Given problem:
How many lines of these entries hold the string "this"? Answer with the number alone.

** Start Supplied records **

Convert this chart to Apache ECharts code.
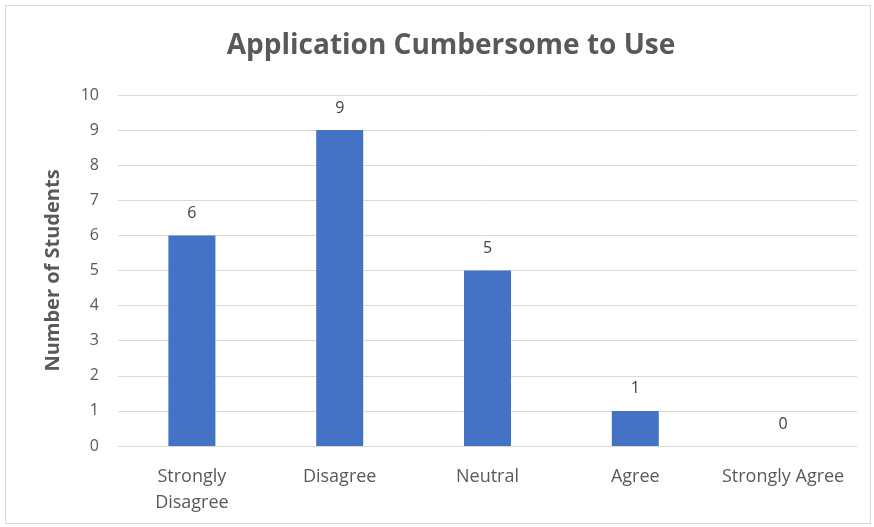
<!DOCTYPE html>
<html>
<head>
<meta charset="utf-8">
<script src="https://cdn.jsdelivr.net/npm/echarts@6/dist/echarts.min.js"></script>
<style>
  html, body { margin: 0; padding: 0; background: #ffffff; }
  #frame { position: absolute; left: 5px; top: 5px; width: 866px; height: 519px; border: 1px solid #d9d9d9; box-sizing: border-box; }
  #chart { position: absolute; left: 0; top: 0; width: 874px; height: 527px; }
</style>
</head>
<body>
<div id="frame"></div>
<div id="chart"></div>
<script>
// Survey responses: "Application Cumbersome to Use"
const categories = ['Strongly\nDisagree', 'Disagree', 'Neutral', 'Agree', 'Strongly Agree'];
const studentCounts = [6, 9, 5, 1, 0];
const yTicks = { min: 0, max: 10, interval: 1 };

const chart = echarts.init(document.getElementById('chart'), null, { renderer: 'canvas' });

chart.setOption({
  animation: false,
  title: {
    text: 'Application Cumbersome to Use',
    left: 446,
    top: 27,
    textAlign: 'center',
    textStyle: {
      fontFamily: '"Open Sans", sans-serif',
      fontSize: 28,
      fontWeight: 'bold',
      color: '#595959'
    }
  },
  grid: { left: 118, right: 17, top: 95, bottom: 81 },
  xAxis: {
    type: 'category',
    data: categories,
    axisLine: { lineStyle: { color: '#d9d9d9', width: 1 } },
    axisTick: { show: false },
    axisLabel: {
      color: '#595959',
      fontFamily: '"Open Sans", sans-serif',
      fontSize: 18,
      lineHeight: 26,
      margin: 18,
      interval: 0
    }
  },
  yAxis: {
    type: 'value',
    min: yTicks.min,
    max: yTicks.max,
    interval: yTicks.interval,
    name: 'Number of Students',
    nameLocation: 'middle',
    nameGap: 55,
    nameTextStyle: {
      color: '#595959',
      fontFamily: '"Open Sans", sans-serif',
      fontSize: 20,
      fontWeight: 'bold'
    },
    axisLine: { show: false },
    axisTick: { show: false },
    splitLine: { lineStyle: { color: '#d9d9d9', width: 1 } },
    axisLabel: {
      color: '#595959',
      fontFamily: '"Open Sans", sans-serif',
      fontSize: 16,
      margin: 19
    }
  },
  series: [{
    type: 'bar',
    data: studentCounts,
    barWidth: 47,
    itemStyle: { color: '#4472c4' },
    label: {
      show: true,
      position: 'top',
      distance: 14,
      color: '#404040',
      fontFamily: '"Open Sans", sans-serif',
      fontSize: 16
    }
  }]
});
</script>
</body>
</html>
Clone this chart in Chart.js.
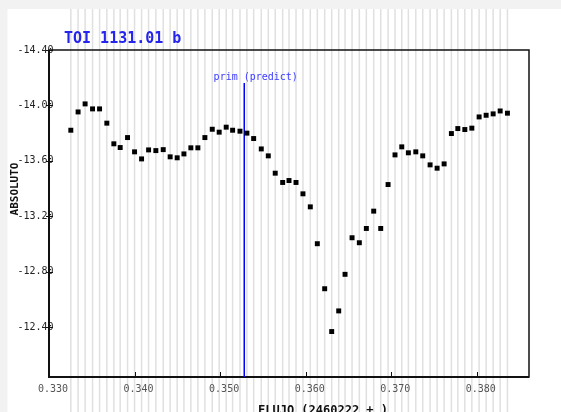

** End Supplied records **

Exercise answer:
2